How to properly determine what you need to charge this service providers
on your on-demand app
You built your on-demand marketplace to turn a profit by charging a fee for the convenience it provides to buyers and the income it provides to service providers. Do you charge fees to your sellers, buyers or both? How much do you charge them? How do you structure your fees?
Assess Costs
Ensure your business is sustainable by assessing your costs. Aside from development, your on-demand platform will likely incur ongoing costs from payment engines, cloud-based solutions, licence fees to third-party solution providers, maintenance and insurance coverage.
Assess Buyer Value
What are Buyers paying for comparable services offline? What is the value of your on-demand convenience? Many on-demand platforms successfully charge buyers up to a 30% premium for their services. While we cannot determine how much of a premium your marketplace will bear, it is clear that some buyers are willing to pay a premium for on-demand convenience.
Assess Service-Provider Value
Find the value you on-demand platform provides to your sellers. What does it cost your service providers to deliver their services? Are you dealing with professionals who have fixed costs or cottage-industry freelancers investing little more than their time? How much do they save by getting free demand for their services through your platform?

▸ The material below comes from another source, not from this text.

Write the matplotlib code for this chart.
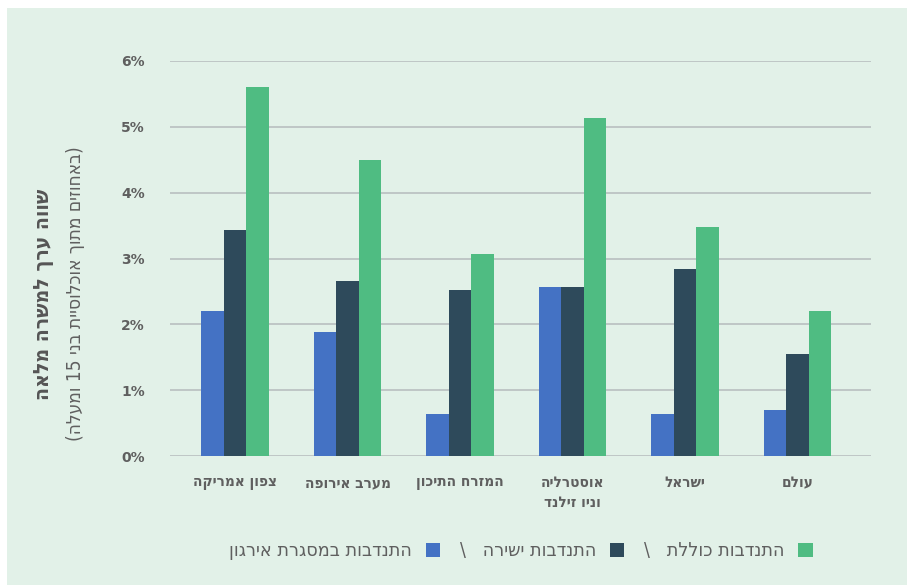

Are they using their own facilities or providing services offsite?
Uber Eats charges restaurants 30% successfully because increased customer demand with no in-dining or cost-free delivery costs can bear that expense. Rover charges its dog walkers 20% successfully because it leverages a cottage industry where its service providers can meet buyer demand with little to no costs beyond their time. AirBnB charges the buyers for the majority of its service fees rather than it’s hosts at a sliding scale of 10%-15% because its hosts can afford to charge a fraction of the rates offered by the hospitality industry.
Different Fee Structures
Once you have assessed where your on-demand platform offers value, you are in a position to structure your fees. Consider which users you are going to charge and how you are going to charge them – i.e. are you going to build your fees into the service and charge sellers a percentage or separate your fees from the sellers’ and charge them to the buyer or do both?
Finally, at which price point do you wish to enter the market? Are you going to charge a premium, match or even undercut offline industry pricing to build adoption?
Ultimately, only you can answer these questions. Hopefully this article has placed you on the path to making more informed choices in doing so.